Bio: Victoria Aracri DeRoche is a novelist, Reiki practitioner, and former restaurateur whose work explores the psychic undercurrents of memory, trauma, and feminine truth. Her writing is shaped by a decade in the food service industry and a life-changing period of inner excavation that began when her restaurant, Nota Bene, closed during the COVID-19 pandemic.

What started as personal writing became something deeper—an act of remembering, releasing, and reclaiming. During this time, Victoria was diagnosed with Waldenstrom Macroglobinemia, a rare blood cancer. Undergoing treatment gave her clarity, urgency, and an unwavering commitment to her voice.

She began formal writing study in 2020, taking classes with Matt Cricchio and short fiction workshops with Susan Hankla at the VMFA Studio School. Her first unpublished novel, Blue Hour, earned her the Michael Kenneth Smith Fellowship at The Porches. She continues to write and revise with her long-standing writing group.

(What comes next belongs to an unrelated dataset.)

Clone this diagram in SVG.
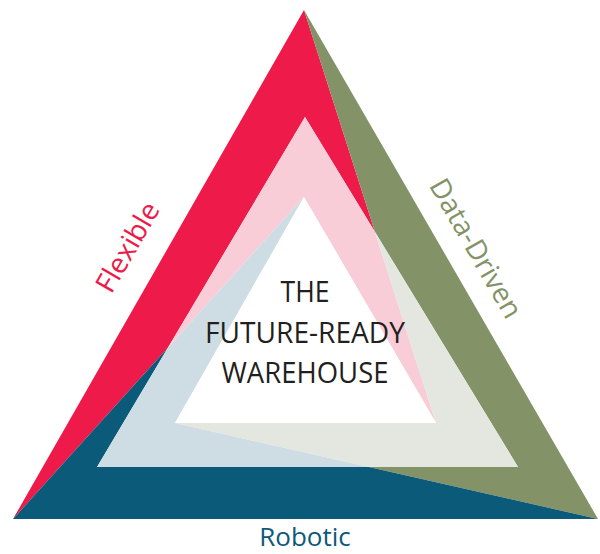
<svg xmlns="http://www.w3.org/2000/svg" width="600" height="554" viewBox="0 0 600 554">
<style>
.lbl{font-family:"Open Sans","Noto Sans","Liberation Sans",sans-serif;font-size:28px;}
.ctr{font-family:"Open Sans","Noto Sans","Liberation Sans",sans-serif;font-size:29px;fill:#231f20;text-anchor:middle;}
</style>
<rect width="600" height="554" fill="#ffffff"/>
<g id="flexible">
  <polygon points="304,10 13,519 168,347.5 305,117 374.9,231.8" fill="#ee1a4a"/>
  <polygon points="305,117 168,347.5 304,197 436,423 374.9,231.8" fill="#f9cdd7"/>
  <text class="lbl" fill="#ee1a4a" text-anchor="middle" transform="translate(136,252) rotate(-60)">Flexible</text>
</g>
<g id="data-driven">
  <polygon points="598,519 304,10 374.9,231.8 518,467 368.9,467" fill="#849367"/>
  <polygon points="374.9,231.8 518,467 368.9,467 175,423 436,423" fill="#e4e7e0"/>
  <text class="lbl" fill="#849367" text-anchor="middle" transform="translate(467.5,253) rotate(60)">Data-Driven</text>
</g>
<g id="robotic">
  <polygon points="13,519 598,519 368.9,467 97,467 168,347.5" fill="#0c5a79"/>
  <polygon points="168,347.5 97,467 368.9,467 175,423 304,197" fill="#cedde4"/>
  <text class="lbl" fill="#0c5a79" text-anchor="middle" x="305" y="546" style="font-size:26px">Robotic</text>
</g>
<g id="center">
  <polygon points="304,197 175,423 436,423" fill="#ffffff"/>
  <text class="ctr" x="305" y="302" textLength="49" lengthAdjust="spacingAndGlyphs">THE</text>
  <text class="ctr" x="305" y="343" textLength="200" lengthAdjust="spacingAndGlyphs">FUTURE-READY</text>
  <text class="ctr" x="305" y="383" textLength="167" lengthAdjust="spacingAndGlyphs">WAREHOUSE</text>
</g>
<g id="connectors"></g>
</svg>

Victoria lives in Richmond, Virginia, where she has resided since 1989, surrounded by her two adult children, their partners, her husband, and a spectacular granddaughter named Gia. When not writing, she can be found cooking, gardening, entertaining, meditating, or walking with her Goldendoodle, Ruben. She practices Reiki on those she loves—including her three cats—and believes in the quiet power of energy, storytelling, and grace.

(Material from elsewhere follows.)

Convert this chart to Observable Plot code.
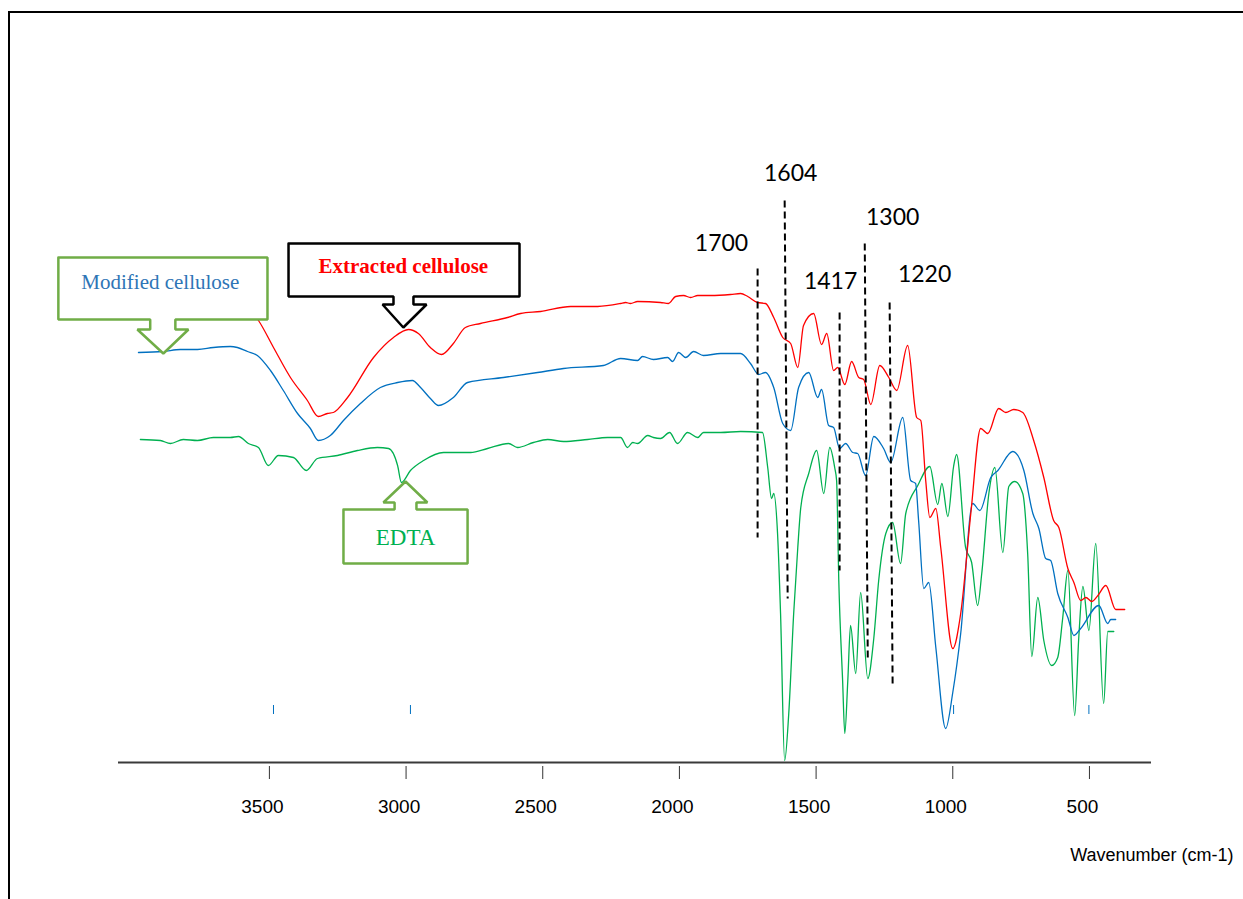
<!DOCTYPE html>
<html>
<head>
<meta charset="utf-8">
<script src="https://cdn.jsdelivr.net/npm/d3@7"></script>
<script src="https://cdn.jsdelivr.net/npm/@observablehq/plot@0.6"></script>
<style>
  html, body { margin: 0; padding: 0; background: #fff; }
  #wrap { position: relative; width: 1243px; height: 899px; overflow: hidden; }
  #frame { position: absolute; left: 8px; top: 11px; width: 1300px; height: 1000px;
           border-top: 2px solid #000; border-left: 2px solid #000; box-sizing: border-box; }
  #chart { position: absolute; left: 0; top: 0; }
</style>
</head>
<body>
<div id="wrap"><div id="frame"></div><div id="chart"></div></div>
<script>
// ---- Spectra (wavenumber cm-1, relative transmittance %) ----
const wnRed = [3972,3752,3624,3569,3540,3485,3423,3361,3321,3288,3266,3214,3119,3046,2991,2955,2911,2870,2827,2783,2728,2629,2581,2508,2398,2299,2215,2197,2179,2153,2069,2040,2014,1985,1959,1933,1886,1813,1776,1750,1714,1685,1655,1622,1593,1567,1546,1509,1480,1461,1436,1421,1395,1370,1344,1326,1300,1267,1234,1205,1165,1132,1117,1099,1084,1062,1044,1000,971,934,898,872,832,806,777,744,704,667,631,612,579,557,532,513,491,469,440,404,371];
const tRed  = [92.4,92.8,92.0,90.4,88.4,83.0,77.0,72.4,69.2,69.8,70.0,73.0,81.0,85.0,86.6,85.8,83.0,81.6,83.8,87.0,87.8,89.0,89.8,90.2,91.2,91.2,91.8,92.0,91.8,92.2,92.0,91.8,93.2,93.4,93.0,93.4,93.4,93.6,93.8,93.2,92.0,91.8,89.0,85.0,83.8,79.0,87.4,89.8,83.6,85.8,78.4,79.0,75.6,80.2,77.0,76.6,71.6,79.4,77.0,74.4,83.4,69.0,68.4,56.4,49.0,50.8,43.0,22.8,29.8,49.8,66.8,65.8,70.8,70.0,70.6,70.0,64.4,57.0,48.4,47.0,38.8,36.0,32.4,33.0,32.2,33.4,35.4,30.6,30.6];

const wnBlue = [3979,3888,3826,3763,3705,3643,3617,3580,3544,3496,3449,3397,3350,3321,3277,3229,3167,3094,3031,2977,2947,2911,2881,2827,2775,2644,2519,2424,2278,2215,2153,2135,2095,2043,2025,2003,1977,1948,1912,1849,1776,1740,1710,1685,1655,1622,1593,1564,1527,1494,1480,1454,1436,1414,1392,1366,1348,1319,1289,1253,1227,1183,1154,1136,1125,1106,1088,1062,1026,1000,971,927,901,861,835,781,740,707,685,660,642,616,579,557,532,466,433,422,404];
const tBlue  = [82.0,82.2,82.6,82.6,83.0,83.2,83.0,82.2,81.4,78.4,74.4,69.8,66.8,64.4,65.4,68.4,71.8,75.0,76.0,76.4,75.0,72.8,71.4,73.0,76.0,77.0,78.0,78.8,79.4,80.8,80.4,81.2,80.6,81.0,80.2,82.0,81.0,82.2,81.4,81.8,81.8,79.8,77.6,78.0,75.0,67.8,66.4,75.0,78.0,73.0,74.6,67.4,67.0,62.8,63.8,62.0,61.8,57.4,65.2,62.8,60.0,69.0,56.4,55.8,48.4,34.8,36.0,23.0,6.8,14.0,25.8,51.8,50.4,57.0,58.4,62.2,58.4,49.8,46.8,40.8,40.4,33.8,29.0,25.4,26.8,31.4,27.8,28.6,28.6];

const wnGreen = [3972,3899,3862,3815,3763,3705,3643,3613,3577,3540,3504,3467,3412,3365,3324,3251,3178,3105,3064,3031,3017,2984,2936,2863,2764,2702,2625,2592,2534,2482,2424,2336,2263,2215,2190,2171,2153,2116,2095,2069,2036,2007,1970,1933,1912,1849,1776,1696,1677,1663,1655,1641,1630,1615,1600,1582,1567,1556,1527,1498,1472,1450,1432,1425,1417,1403,1395,1384,1374,1355,1337,1311,1289,1271,1245,1220,1191,1172,1128,1084,1055,1040,1018,997,986,953,931,909,894,868,846,817,795,773,744,726,711,689,667,638,616,598,579,554,539,524,502,477,448,433,411];
const tGreen  = [64.6,64.4,63.8,64.6,64.4,65.0,65.0,65.2,63.8,63.0,59.4,61.4,61.0,58.4,60.8,61.4,62.4,63.0,62.8,59.4,56.0,58.4,60.4,62.0,62.0,62.8,63.8,63.0,64.0,64.6,64.2,64.6,65.0,65.0,63.0,64.0,63.8,65.4,65.0,64.8,66.0,63.8,66.0,65.0,66.0,66.0,66.2,66.0,59.0,52.8,53.8,45.8,29.8,0.4,9.8,29.8,43.0,51.0,57.8,62.4,53.8,63.0,59.0,56.4,36.4,16.4,5.8,16.4,27.4,17.8,34.0,16.8,24.8,36.4,45.8,48.0,39.8,49.8,55.4,59.2,51.6,55.8,49.2,59.2,61.6,43.0,40.0,31.4,37.8,53.8,59.0,42.0,55.2,56.2,53.8,41.8,21.2,33.0,24.4,19.4,21.0,28.8,38.4,9.4,25.0,35.2,26.4,43.8,11.8,26.2,26.2];

// ---- Axis ----
const xTicks = [3500, 3000, 2500, 2000, 1500, 1000, 500];
const axisTitle = "Wavenumber (cm-1)";
const markerWn = [3485, 2984, 997, 502];

// ---- Peak annotations (dashed lines) ----
const peakLabels = ["1700", "1604", "1417", "1300", "1220"];
const peakTopWn = [1714, 1615, 1414, 1322, 1231];
const peakBottomWn = [1714, 1604, 1414, 1311, 1220];
const peakTopT = [98.8, 112.4, 90.0, 103.8, 92.0];
const peakBottomT = [45.0, 32.8, 38.4, 21.0, 15.4];
const peakLabelWn = [1846, 1593, 1447, 1220, 1103];
const peakLabelT = [103.8, 117.8, 96.2, 109.0, 97.6];

// ---- Callouts ----
const calloutNames = ["Modified cellulose", "Extracted cellulose", "EDTA"];
const calloutWn = [
  [4272, 3507, 3507, 3844, 3844, 3796, 3888, 3983, 3936, 3936, 4272, 4272],
  [3430, 2585, 2585, 2973, 2973, 2925, 3010, 3086, 3046, 3046, 3430, 3430],
  [3229, 3042, 3042, 3083, 3002, 2922, 2962, 2962, 2775, 2775, 3229, 3229]
];
const calloutT = [
  [101, 101, 88.6, 88.6, 86.6, 86.6, 81.8, 86.6, 86.6, 88.6, 88.6, 101],
  [103.8, 103.8, 93.2, 93.2, 91.6, 91.6, 87.0, 91.6, 91.6, 93.2, 93.2, 103.8],
  [50.6, 50.6, 52, 52, 56.2, 52, 52, 50.6, 50.6, 39.8, 39.8, 50.6]
];
const calloutStroke = ["#70AD47", "#000000", "#70AD47"];
const calloutTextWn = [3899, 3010, 3002];
const calloutTextT = [96.0, 99.2, 45.0];
const calloutTextColor = ["#2E75B6", "#FF0000", "#00B050"];
const calloutTextWeight = ["normal", "bold", "normal"];
const calloutTextSize = [21, 21, 23];

const toRows = (wn, t) => wn.map((w, i) => ({wn: w, t: t[i]}));
const red = toRows(wnRed, tRed);
const blue = toRows(wnBlue, tBlue);
const green = toRows(wnGreen, tGreen);

const peaks = peakLabels.map((l, i) => ({label: l, x1: peakTopWn[i], x2: peakBottomWn[i], y1: peakTopT[i], y2: peakBottomT[i], lx: peakLabelWn[i], ly: peakLabelT[i]}));

const calloutRows = calloutNames.flatMap((n, k) => calloutWn[k].map((w, i) => ({id: n, wn: w, t: calloutT[k][i]})));
const calloutTexts = calloutNames.map((n, k) => ({name: n, wn: calloutTextWn[k], t: calloutTextT[k]}));

const axisFont = "'Liberation Sans Narrow', 'Arial Narrow', 'Liberation Sans', Arial, sans-serif";

const marks = [
  Plot.ruleY([0], {stroke: "#3a3a3a", strokeWidth: 2}),
  Plot.axisX({ticks: xTicks, tickSize: 13, dy: 4, tickFormat: () => "", stroke: "#333", strokeWidth: 1}),
  Plot.axisX({ticks: xTicks, tickSize: 0, tickPadding: 37, dx: -7, fontSize: 19, fontFamily: axisFont, fill: "#000", tickFormat: d => String(d)}),
  Plot.text([axisTitle], {frameAnchor: "bottom-right", dx: 82, dy: 93, textAnchor: "end", lineAnchor: "middle", fontSize: 18, fontFamily: axisFont, fill: "#000"}),
  Plot.ruleX(markerWn, {y1: 9.6, y2: 11.4, stroke: "#0070C0", strokeWidth: 1}),
  Plot.line(green, {x: "wn", y: "t", stroke: "#00B050", strokeWidth: 1.3, curve: "monotone-x"}),
  Plot.line(blue, {x: "wn", y: "t", stroke: "#0070C0", strokeWidth: 1.3, curve: "monotone-x"}),
  Plot.line(red, {x: "wn", y: "t", stroke: "#FF0000", strokeWidth: 1.3, curve: "monotone-x"}),
  Plot.link(peaks, {x1: "x1", y1: "y1", x2: "x2", y2: "y2", stroke: "#000", strokeWidth: 2, strokeDasharray: "7,4"}),
  Plot.text(peaks, {x: "lx", y: "ly", text: "label", fontSize: 23, fontFamily: "Lato, 'Open Sans', sans-serif", fill: "#000", lineAnchor: "middle"}),
  Plot.line(calloutRows, {x: "wn", y: "t", z: "id", fill: "white", stroke: (d) => calloutStroke[calloutNames.indexOf(d.id)], strokeWidth: 2.5, strokeLinejoin: "miter", curve: "linear"}),
  ...calloutTexts.map((c, k) => Plot.text([c], {x: "wn", y: "t", text: "name", fill: calloutTextColor[k], fontWeight: calloutTextWeight[k], fontSize: calloutTextSize[k], fontFamily: "'Liberation Serif', 'Times New Roman', serif", lineAnchor: "middle"}))
];

const chart = Plot.plot({
  width: 1243,
  height: 899,
  marginLeft: 118,
  marginRight: 92,
  marginTop: 12,
  marginBottom: 137,
  x: {domain: [4052, 273], label: null},
  y: {domain: [0, 150], axis: null, label: null},
  style: {background: "transparent", overflow: "visible"},
  marks
});
document.getElementById("chart").appendChild(chart);
</script>
</body>
</html>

Her debut novel, Bones of the Moth, is a literary meditation on silence, survival, and the invisible legacies passed down through blood and bone.

In the waning days of World War II, as Germany’s cities smolder and loyalties fracture, one family’s legacy is on the verge of exposure. Bones of the Moth is a historical novel that traces three generations of the Vogel family through secrets, betrayals, and a reckoning that begins when a little girl witnesses the truth behind her grandmother’s death.

Set in postwar Heidelberg, the story follows Rebecca Vogel, an American expatriate married into a family complicit in Nazi war profiteering. When her mother-in-law dies under suspicious circumstances, Rebecca must choose between protecting her children and confronting the man she suspects is capable of murder—her father-in-law, Roland Vogel. As the OSS closes in on Roland’s black market operation, Rebecca’s husband returns from the front, and their youngest daughter, Dolores, begins exhibiting strange behaviors that point to an unspoken trauma. What unfolds is part gothic inheritance drama, part espionage puzzle, culminating in a quiet revenge years in the making.

Bones of the Moth will appeal to readers of Anthony Doerr’s All the Light We Cannot See and Chris Bohjalian’s The Light in the Ruins—readers who value intimate human drama set against sweeping historical consequence. The novel explores postwar identity, moral cowardice, and how violence echoes through generations.